Skip links

Holy Thursday and Divine Mercy

As the Sacred Triduum begins Holy Thursday, the Church ponders three interconnected realities: Christ’s washing of the feet of his apostles, instituting the Eucharist, and establishing the priesthood to perpetuate the Eucharist in memory of him.

These are always inexhaustible mysteries to actualize in any liturgical cycle; this year, however, when we can feel as if we began Lent not just on Ash Wednesday but last June, with the re-emergence of clergy sexual-abuse crisis, they contain far more light and power. They contain the seed of the renewal of the priesthood and the true reform of the Church.

Jesus’ deeply troubled words at the beginning of the Last Supper, “Amen, amen I say to you, one of you will betray me” (John 13:21), were actually charitable. It would have been more accurate to say, “Truly I tell you, tonight all of you will betray me. You will deny me. You will run away from the cross. All but one of you will abandon me as I die for you.”

Despite his knowing all that would transpire, however, he accounted the eventual conversion of the Eleven weightier than the imminent betrayal of all Twelve — and courageously went ahead with the liturgical celebration of the new and eternal Passover. He rose from the table, removed his outer garments, girded himself with a towel, dropped to his knees, poured water into a basin and began to wash the feet of the apostles.

We are used to focusing on the Lord’s humility in doing so: He who took on the form of a slave (Philippians 2:6-11) did the work of a slave, washing the filth off his companions’ feet and leaving them an example of humble service to emulate.

But there is far greater significance to this gesture. As Pope Benedict emphasized in a 2008 Holy Thursday homily and in the second volume of his acclaimed Jesus of Nazareth, Jesus was symbolically cleansing them of their sins for the exercise of the priesthood and the celebration of the Eucharist. Jesus was washing not merely their soles, but their souls.

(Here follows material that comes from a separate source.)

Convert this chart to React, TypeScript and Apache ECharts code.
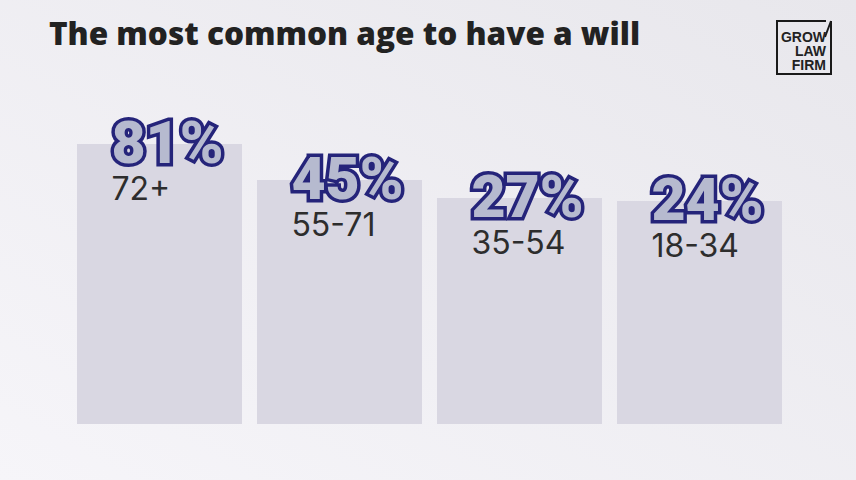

“Jesus’ gesture,” Pope Benedict wrote, “was a ‘sacrament’ (a visible sign) of the entire mystery of Christ — his life and death — in which he draws close to us, enters us through his Spirit and transforms us, [and] truly ‘cleanses’ us, renewing us from within.”

He expanded on the meaning of Jesus’ words to Peter: that he must wash his feet otherwise he would have no part in him, but didn’t need to wash his head and hands because he had been “already bathed.”